Mit Leichenspürhunden suchte die Polizei dann doch noch das Waldgebiet in Lindlar ab – und fand nichts. Der Reporter fuhr danach mit dem Zeugen selbst in den Wald. Zuvor bat er die Kripo, ihn verdeckt zu begleiten und ihm Rückendeckung zu geben. Dem stimmte ein Kripobeamter zu: Doch nach anderthalb Stunden, in denen Classen die Leiche nicht gefunden hatte, fuhr der Beamte zurück nach Köln.

Umso überraschter muss dieser gewesen sein, als der Reporter ihm nur kurz darauf Fotos eines Skeletts zusendete. Die Leiche, die die Behörden nicht finden wollten, war gefunden.

Kölner Opfer wollte Täter laut Zeuge „abziehen“

Anfang des nächsten Jahres startete vor dem Landgericht Köln der Prozess. Heimtückischen Mord warf die Staatsanwaltschaft dem Angeklagten vor. Der Zeuge hatte im Prozess ausgesagt, dass ihm der Angeklagte von dem Mord berichtet habe. „Hätte er mich nicht erpresst, dann würde er jetzt nicht tot in meinem Wagen liegen“, habe der Täter gesagt.

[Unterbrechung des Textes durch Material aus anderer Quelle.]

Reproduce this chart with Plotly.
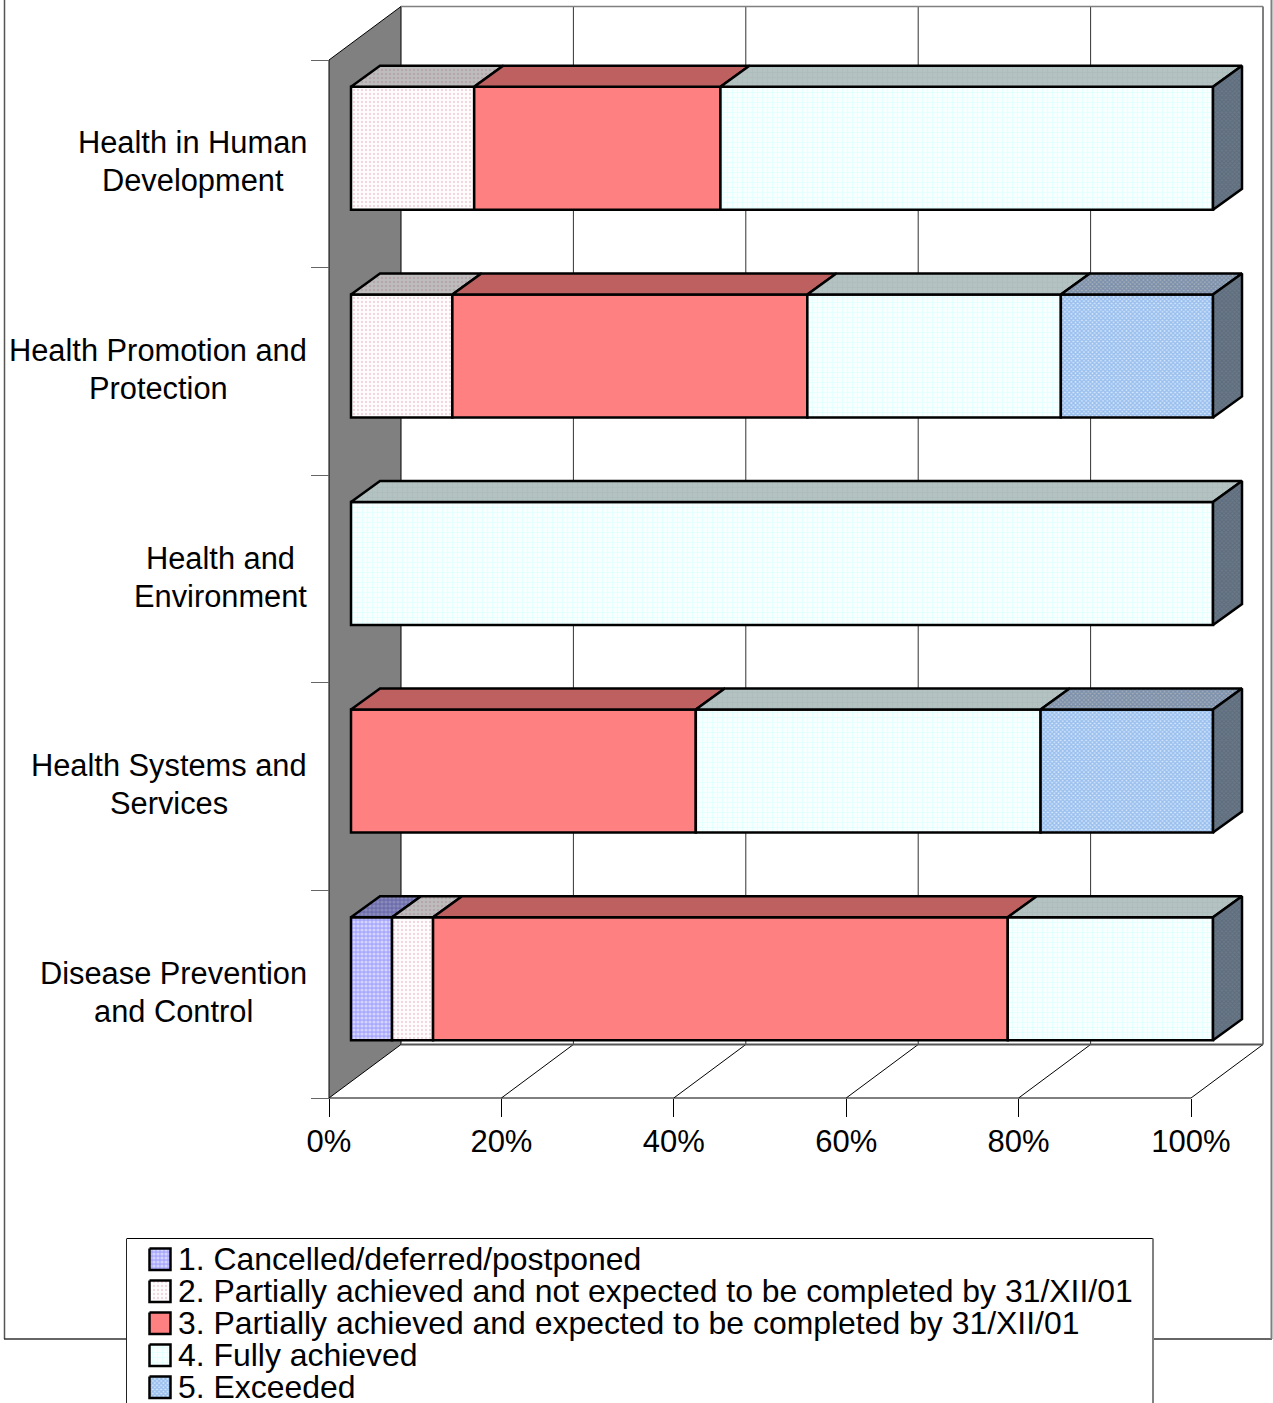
import plotly.graph_objects as go

# Categories listed from the bottom band upwards
categories = [
    "Disease Prevention<br>and Control",
    "Health Systems and<br>Services",
    "Health and<br>Environment",
    "Health Promotion and<br>Protection",
    "Health in Human<br>Development",
]
# Horizontal centre of each two-line label, in page pixels
label_centres_px = [173.5, 169, 220.5, 158, 192.5]
series_names = [
    "1. Cancelled/deferred/postponed",
    "2. Partially achieved and not expected to be completed by 31/XII/01",
    "3. Partially achieved and expected to be completed by 31/XII/01",
    "4. Fully achieved",
    "5. Exceeded",
]
cancelled = [4.76, None, None, None, None]
partial_not_expected = [4.76, None, None, 11.76, 14.29]
partial_expected = [66.67, 40.0, None, 41.18, 28.57]
fully_achieved = [23.81, 40.0, 100.0, 29.41, 57.14]
exceeded = [None, 20.0, None, 17.65, None]
x_ticks = [0, 20, 40, 60, 80, 100]

W, H = 1273, 1403
PX_PER_PCT = 8.62
PX_PER_BAND = 207.6
X0_PX, Y0_PX = 329, 1098
FONT = "Liberation Sans"
FS = 31
LEGEND_FS = 31.93
LABEL_FS = 30.8


def px_x(px):
    return (px - X0_PX) / PX_PER_PCT


def px_y(py):
    return (Y0_PX - py) / PX_PER_BAND - 0.5


WALL_DX = 72 / PX_PER_PCT
WALL_DY = 53.5 / PX_PER_BAND
FRONT_DX = 22 / PX_PER_PCT
BAR_DX = 29 / PX_PER_PCT
BAR_DY = 21 / PX_PER_BAND
BAR_H = 123 / PX_PER_BAND
BAR_SHIFT = 15.5 / PX_PER_BAND

styles = [
    dict(front=dict(shape=".", bgcolor="#a8a8ff", fgcolor="#ffffff", size=4, solidity=0.5),
         top=dict(shape=".", bgcolor="#6c6cae", fgcolor="#a8a8c4", size=4, solidity=0.5),
         side=dict(shape="x", bgcolor="#666688", fgcolor="#4a4a70", size=3, solidity=0.5)),
    dict(front=dict(shape=".", bgcolor="#fefcfc", fgcolor="#e4aebf", size=4, solidity=0.25),
         top=dict(shape=".", bgcolor="#bdbdbd", fgcolor="#ad8e9a", size=4, solidity=0.3),
         side=dict(shape="x", bgcolor="#707070", fgcolor="#606060", size=3, solidity=0.5)),
    dict(front=dict(shape="", bgcolor="#ff8080"),
         top=dict(shape="", bgcolor="#bf6060"),
         side=dict(shape="", bgcolor="#804040")),
    dict(front=dict(shape="+", bgcolor="#f8ffff", fgcolor="#ccffff", size=5, solidity=0.3),
         top=dict(shape="+", bgcolor="#b4c2c2", fgcolor="#a4b8b6", size=5, solidity=0.3),
         side=dict(shape="x", bgcolor="#6c7884", fgcolor="#48607c", size=3, solidity=0.5)),
    dict(front=dict(shape="x", bgcolor="#d8e8fb", fgcolor="#5a96e2", size=3, solidity=0.7),
         top=dict(shape="x", bgcolor="#aab0b8", fgcolor="#4c70a0", size=3, solidity=0.7),
         side=dict(shape="x", bgcolor="#6c7884", fgcolor="#48607c", size=3, solidity=0.5)),
]
all_series = [cancelled, partial_not_expected, partial_expected, fully_achieved, exceeded]

fig = go.Figure()

# Front faces are ordinary horizontal bars stacked from a running base
running = [0.0] * len(categories)
faces_top = [[[], []] for _ in all_series]
faces_side = [[[], []] for _ in all_series]
y_centres = [i + BAR_SHIFT for i in range(len(categories))]

for s, values in enumerate(all_series):
    bases = [r + FRONT_DX for r in running]
    fig.add_trace(go.Bar(
        orientation="h", x=values, y=y_centres, base=bases, width=BAR_H,
        name=series_names[s], showlegend=False,
        marker=dict(color=styles[s]["front"]["bgcolor"],
                    line=dict(color="black", width=2.5),
                    pattern=styles[s]["front"]),
    ))
    for i, v in enumerate(values):
        if v is None:
            continue
        x1, x2 = bases[i], bases[i] + v
        top = y_centres[i] + BAR_H / 2
        bottom = y_centres[i] - BAR_H / 2
        # Receding top face of this segment
        faces_top[s][0] += [x1, x1 + BAR_DX, x2 + BAR_DX, x2, x1, None]
        faces_top[s][1] += [top, top + BAR_DY, top + BAR_DY, top, top, None]
        # Right-hand end cap only where the stack reaches its full length
        later = [all_series[k][i] for k in range(s + 1, len(all_series))]
        if all(w is None for w in later):
            faces_side[s][0] += [x2, x2 + BAR_DX, x2 + BAR_DX, x2, x2, None]
            faces_side[s][1] += [top, top + BAR_DY, bottom + BAR_DY, bottom, top, None]
        running[i] += v

for s in range(len(all_series)):
    for faces, key in ((faces_top, "top"), (faces_side, "side")):
        xs, ys = faces[s]
        if not xs:
            continue
        st = styles[s][key]
        fig.add_trace(go.Scatter(
            x=xs, y=ys, mode="lines", fill="toself", showlegend=False, hoverinfo="skip",
            fillcolor=st["bgcolor"], fillpattern=st,
            line=dict(color="black", width=2.5),
        ))

shapes = []


def add_line(x0, y0, x1, y1, color="black", width=1):
    shapes.append(dict(type="line", layer="below", xref="x", yref="y",
                       x0=x0, y0=y0, x1=x1, y1=y1, line=dict(color=color, width=width)))


# Outer frame of the chart area, partly hidden by the legend box
add_line(px_x(4.5), px_y(-2), px_x(4.5), px_y(1339), "#555555", 1.5)
add_line(px_x(4), px_y(1339), px_x(1272), px_y(1339), "#333333", 1.5)
add_line(px_x(1271.5), px_y(-2), px_x(1271.5), px_y(1339), "#808080", 2)

# Side wall
y_lo, y_hi = -0.5, len(categories) - 0.5
shapes.append(dict(
    type="path", layer="below", xref="x", yref="y",
    path=f"M 0 {y_lo} L 0 {y_hi} L {WALL_DX} {y_hi + WALL_DY} L {WALL_DX} {y_lo + WALL_DY} Z",
    fillcolor="#808080", line=dict(color="black", width=1),
))
# Back wall grid and floor
for t in x_ticks[1:]:
    add_line(t + WALL_DX, y_lo + WALL_DY, t + WALL_DX, y_hi + WALL_DY, "#333333" if t < 100 else "black", 1)
    add_line(t, y_lo, t + WALL_DX, y_lo + WALL_DY, "black", 1)
add_line(WALL_DX, y_hi + WALL_DY, 100 + WALL_DX, y_hi + WALL_DY, "#808080", 1.5)
add_line(WALL_DX, y_lo + WALL_DY, 100 + WALL_DX, y_lo + WALL_DY, "#555555", 2)
add_line(0, y_lo, 100, y_lo, "black", 1)

# Legend box runs off the bottom of the page
shapes.append(dict(type="rect", layer="below", xref="x", yref="y",
                   x0=px_x(127), x1=px_x(1153), y0=px_y(1420), y1=px_y(1238.5),
                   fillcolor="white", line=dict(width=0)))
add_line(px_x(127), px_y(1238.5), px_x(1153), px_y(1238.5), "black", 1)
add_line(px_x(126.5), px_y(1238.5), px_x(126.5), px_y(1420), "#222222", 1)
add_line(px_x(1153), px_y(1238.5), px_x(1153), px_y(1420), "#808080", 2)

annotations = []
# Each label line is placed on its own so the line pitch stays tight
for i, label in enumerate(categories):
    centre_px = Y0_PX - (i + 0.5) * PX_PER_BAND - 2
    for j, line in enumerate(label.split("<br>")):
        annotations.append(dict(
            xref="x", yref="y", x=px_x(label_centres_px[i]), y=px_y(centre_px - 19 + 38 * j),
            text=line, showarrow=False, xanchor="center", yanchor="middle",
            font=dict(family=FONT, size=LABEL_FS, color="black"),
        ))

for s, name in enumerate(series_names):
    top_px = 1248.5 + 32 * s
    x1, x2 = px_x(149.5), px_x(170.5)
    y1, y2 = px_y(top_px), px_y(top_px + 21.5)
    st = styles[s]["front"]
    fig.add_trace(go.Scatter(
        x=[x1, x2, x2, x1, x1], y=[y1, y1, y2, y2, y1], mode="lines", fill="toself",
        showlegend=False, hoverinfo="skip", fillcolor=st["bgcolor"], fillpattern=st,
        line=dict(color="black", width=2.5),
    ))
    annotations.append(dict(
        xref="x", yref="y", x=px_x(176), y=px_y(top_px + 10.5), text=name, showarrow=False,
        xanchor="left", yanchor="middle", align="left",
        font=dict(family=FONT, size=LEGEND_FS, color="black"),
    ))

fig.update_layout(
    width=W, height=H, margin=dict(l=0, r=0, t=0, b=0), autosize=False,
    paper_bgcolor="white", plot_bgcolor="white", barmode="overlay", showlegend=False,
    shapes=shapes, annotations=annotations,
    xaxis=dict(
        range=[px_x(0), px_x(W)], domain=[0, 1], anchor="free", position=(H - Y0_PX) / H,
        tickmode="array", tickvals=x_ticks, ticktext=[f"{t}%" for t in x_ticks],
        ticks="outside", ticklen=18, tickcolor="black", tickwidth=1, ticklabelstandoff=-2,
        tickfont=dict(family=FONT, size=FS, color="black"),
        showgrid=False, zeroline=False, showline=False,
    ),
    yaxis=dict(
        range=[px_y(H), px_y(0)], domain=[0, 1], anchor="free", position=X0_PX / W,
        tickmode="array", tickvals=[i - 0.5 for i in range(len(categories) + 1)],
        ticktext=[""] * (len(categories) + 1),
        ticks="outside", ticklen=18, tickcolor="#666666", tickwidth=1,
        showgrid=False, zeroline=False, showline=False,
    ),
)

fig.write_html("out.html")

Tatsächlich lag da eine Leiche. „Ich habe ihn gefragt, ob das sein erster oder sein hundertster Mord war, so abgeklärt war Christoph“, meinte der Fremdenlegionär, der ebenfalls im Drogenmilieu unterwegs war. Dann habe er dem Täter geholfen, die Leiche zu verscharren.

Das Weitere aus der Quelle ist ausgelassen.